SANTO DOMINGO – Photographs, videos and copies of old newspapers make up an exhibition in the Dominican Republic’s capital to honor journalists who bravely conducted their work during 12 years of repressive rule by President Joaquin Balaguer, considered one of the last Latin American strongmen.
The exhibit was inaugurated Thursday and will be installed through December at the Memorial Museum of Dominican Resistence (MMRD), located in Santo Domingo’s old city, the museum’s director, Luisa de Peña, told EFE.
The intention of the late Balaguer (1906-2002), who governed the Dominican Republic off-and-on for over 22 years, was to install a totalitarian dictatorship in the Caribbean nation, but he encountered brave journalists who are responsible for the freedom of the press the country enjoys today, she added.
According to various criminal complaints, political opponents, journalists and human rights defenders were imprisoned or killed during “the 12 years,” a 1966-1978 period in which Balaguer was elected three times in balloting the opposition said was repeatedly marred by fraud.

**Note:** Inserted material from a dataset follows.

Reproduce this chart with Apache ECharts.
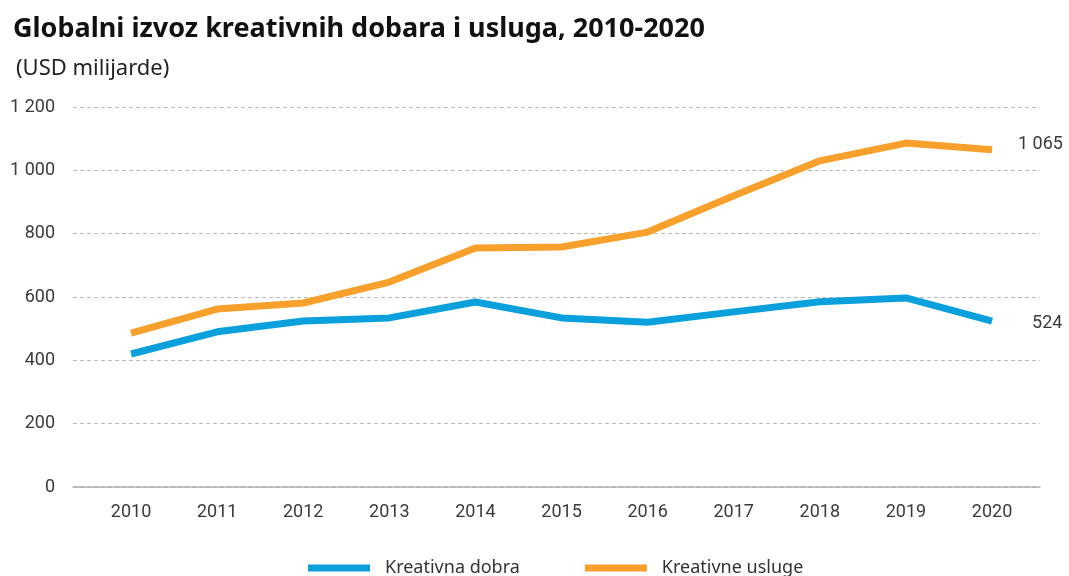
<!DOCTYPE html>
<html><head><meta charset="utf-8">
<script src="https://cdn.jsdelivr.net/npm/echarts@6/dist/echarts.min.js"></script>
<style>html,body{margin:0;padding:0;background:#fff}#c{width:1069px;height:576px}</style>
</head><body><div id="c"></div>
<script>
const years = [2010,2011,2012,2013,2014,2015,2016,2017,2018,2019,2020];
const kreativnaDobra = [420,490,524,534,584,534,520,553,585,597,524];
const kreativneUsluge = [486,562,581,647,755,758,805,920,1030,1086,1065];
const yTicks = [0,200,400,600,800,1000,1200];

const fmt = v => String(v).replace(/\B(?=(\d{3})+(?!\d))/g, ' ');
const axisFont = {fontFamily:'Roboto',fontSize:18,color:'#3a3a3a'};
const chart = echarts.init(document.getElementById('c'));
chart.setOption({
  animation:false,
  title:[
    {text:'Globalni izvoz kreativnih dobara i usluga, 2010-2020',left:8,top:11,
     textStyle:{fontFamily:'Noto Sans',fontWeight:'bold',fontSize:27,color:'#111'}},
    {text:'(USD milijarde)',left:11,top:53,
     textStyle:{fontFamily:'Noto Sans',fontWeight:'normal',fontSize:22,color:'#222'}}
  ],
  legend:{bottom:-6,left:303,itemWidth:62,itemHeight:7,itemGap:65,icon:'rect',
    textStyle:{fontFamily:'Noto Sans',fontSize:18,color:'#333',padding:[0,0,0,10]},
    data:['Kreativna dobra','Kreativne usluge']},
  grid:{left:73,right:29,top:107,bottom:89},
  xAxis:{type:'value',min:2009.326,max:2020.557,
    axisLine:{show:true,lineStyle:{color:'#b0b0b0',width:1.5}},
    axisTick:{show:false},splitLine:{show:false},
    axisLabel:Object.assign({customValues:years,formatter:v=>String(v),margin:16},axisFont)},
  yAxis:{type:'value',min:0,max:1200,interval:200,
    axisLine:{show:false},axisTick:{show:false},
    axisLabel:Object.assign({formatter:fmt,margin:18},axisFont),
    splitLine:{lineStyle:{type:[4,3],color:'#bbb',width:1}}},
  series:[
    {name:'Kreativna dobra',type:'line',data:years.map((y,i)=>[y,kreativnaDobra[i]]),
     symbol:'none',lineStyle:{width:7,color:'#0aa0dc',cap:'butt'},itemStyle:{color:'#0aa0dc'},
     endLabel:Object.assign({show:true,formatter:p=>fmt(p.value[1]),distance:40,offset:[0,2]},axisFont)},
    {name:'Kreativne usluge',type:'line',data:years.map((y,i)=>[y,kreativneUsluge[i]]),
     symbol:'none',lineStyle:{width:7,color:'#f8a02c',cap:'butt'},itemStyle:{color:'#f8a02c'},
     endLabel:Object.assign({show:true,formatter:p=>fmt(p.value[1]),distance:26,offset:[0,-5]},axisFont)}
  ]
});
</script></body></html>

One of the most emblematic cases of that era was the 1975 murder of journalist Orlando Martinez Howley, whose death is considered a “crime of state” due the circumstances surrounding it.
Two soldiers and a civilian were convicted of murdering the journalist, who headed up a magazine – Ahora – that took a tough editorial line against politically motivated killings and arrests and deportations of Balaguer’s opponents.
One exhibition room is dedicated to eight journalists killed during those 12 years: Guido Gil, Enrique Piera, Plinio Diaz Vargas, Abraham Rodriguez, Frank Cruz Berges, Gregorio Garcia Castro, Orlando Martinez Corporan and Orlando Martinez Howley.
“The government said there was freedom because the journalists denounced different things, but that wasn’t the case. They make denunciations but then they had to go into hiding,” De Peña said, adding that it was regrettable that decades later impunity reigns in the majority of the cases.
The goal of the exhibit is to “recognize the prominent role the press played during ‘the 12 years’ but also to recall Balaguer’s abuses,” De Peña said.